One of the most common schema changes in an evolving system is the gradual migration of all 1-1 relationships to 1-many or many-many. (Someone recently posited that a database archaeologist could tell the age of a system by how many 1-1 relationships still existed. I can’t remember who or where, though. Leave a comment and I’ll credit them.)
So, for example, when you start out, it’s common to have an ’email’ column in a ‘user’ table. Eventually, though, it will become necessary to handle a user who needs to use two or more different email addresses. The obvious solution is to split out an ’email’ table, migrate all the existing data into it, and update the code to use that table instead of the ‘user’ table. However, when you can have different machines potentially running different versions of that code (the “before” and “after” versions) simultaneously, then you have problems. If you put the database schema changes live first, then the “before” versions will suddenly break. If you put the code live first, then the “after” version won’t work until you change the schema. In an environment where down-time is acceptable, then you just turn everything off, make the schema changes, push the new code, and you’re fine. But what to do when it isn’t?
Well, then you need to do everything in stages:
- First, you need to create the new table. No code uses it yet, it’s simply a schema change, so you can safely make it go live.
- Once deployed, you change any code that writes email address to write to both places. Users are still only allowed a single email address, but now that gets inserted into both the ‘user’ table and the ’email’ table. Under normal circumstances such duplication is bad, but it’s only a temporary measure. Everything will be properly normalised when we’re finished.

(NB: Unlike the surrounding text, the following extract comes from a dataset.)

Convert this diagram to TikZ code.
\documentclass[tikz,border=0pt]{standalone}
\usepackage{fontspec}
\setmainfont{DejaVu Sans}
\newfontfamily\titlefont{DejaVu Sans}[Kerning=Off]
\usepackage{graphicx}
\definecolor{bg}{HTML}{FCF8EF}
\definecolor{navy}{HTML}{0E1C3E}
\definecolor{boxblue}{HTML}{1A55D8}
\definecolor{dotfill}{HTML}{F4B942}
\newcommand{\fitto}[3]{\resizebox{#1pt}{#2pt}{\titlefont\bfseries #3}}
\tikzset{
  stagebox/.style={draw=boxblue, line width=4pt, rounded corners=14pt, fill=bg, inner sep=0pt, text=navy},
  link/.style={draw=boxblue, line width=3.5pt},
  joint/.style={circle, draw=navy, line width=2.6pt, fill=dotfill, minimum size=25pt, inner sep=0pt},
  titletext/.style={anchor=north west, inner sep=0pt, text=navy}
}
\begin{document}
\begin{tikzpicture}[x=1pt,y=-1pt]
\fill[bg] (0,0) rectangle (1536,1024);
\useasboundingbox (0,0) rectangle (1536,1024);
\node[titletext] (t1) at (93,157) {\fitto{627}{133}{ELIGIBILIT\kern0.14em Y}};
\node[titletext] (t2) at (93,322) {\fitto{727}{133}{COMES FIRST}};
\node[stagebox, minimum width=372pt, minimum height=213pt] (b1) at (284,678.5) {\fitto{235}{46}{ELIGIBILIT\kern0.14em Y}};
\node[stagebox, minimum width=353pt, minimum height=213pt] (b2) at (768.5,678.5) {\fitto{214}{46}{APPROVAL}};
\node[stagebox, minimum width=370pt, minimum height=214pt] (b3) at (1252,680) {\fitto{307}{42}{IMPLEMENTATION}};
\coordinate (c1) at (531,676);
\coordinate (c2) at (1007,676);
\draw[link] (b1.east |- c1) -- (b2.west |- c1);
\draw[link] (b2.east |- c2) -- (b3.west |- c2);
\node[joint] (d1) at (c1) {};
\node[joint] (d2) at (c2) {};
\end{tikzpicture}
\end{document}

- Once that code is successfully live everywhere, you can then run a migration on all the existing data. Any new email addresses being added in the live system are being added to both tables, but before we can change any code to read from the new table, we need to make sure it’s comprehensive. So all pre-existing addresses need to be migrated. For a simple case like this you can probably use run a single SQL command; for more complex scenarios you may need a more involved script – but for those you may be better off breaking it down in to a series of migrations like this.
- Once you’re sure that both tables are perfectly in sync, and are staying that way, you can start to migrate all code that reads email addresses to use the new table. This doesn’t have to happen all at once. In a well factored system the scope of this change should be very small, but in reality you’re likely to have code strewn all over the place that reads this data. But the doubled data source means they can gradually be eliminated one by one without blocking any other changes. (At BlackStar we generally made such changes very quickly as we couldn’t put the new functionality we wanted live until we were complete, but we also had a couple of cases where it was a much longer process that took several months to change all the code to use the new table).
- Eventually, when you’re sure that no code reads from the old table you can remove the old code that writes to it, leaving, of course, the code that writes to the new table.
- Once that’s live everywhere, you can delete the column. Or, if deleting a column takes too long on your system and might cause some downtime, you can just delete all the data from it, record by record if needs be. (Or, of course, you can apply a similar multi-step approach to create a new user table without this column, migrate all the code to use it instead, and then delete the old one.)
- Now you have a system that, on the outside, functions identically to when you started – users can still only have a single email address. But that is no longer true of the underlying data schema. So you can now take whatever code imposes this restriction and fix it to allow for multiples without worrying about bringing the database into sync.
It’s a much more involved process, but at every step everything is consistent no matter which version of the code is active on a given server, everything continues to run safely, and there’s no need for any down time.
The actual time that it takes to get from stage 1 to stage 7 depends not only on how long it takes to develop the code changes, but also the gap between each deployment. If you only deploy changes once a week, it can take a few months to work through all the steps. If, however, you can get to a position where you can safely deploy multiple times per day, then you can of course be complete much much quicker. And if you only deploy once a month, or even once a quarter, well, then you have even bigger problems.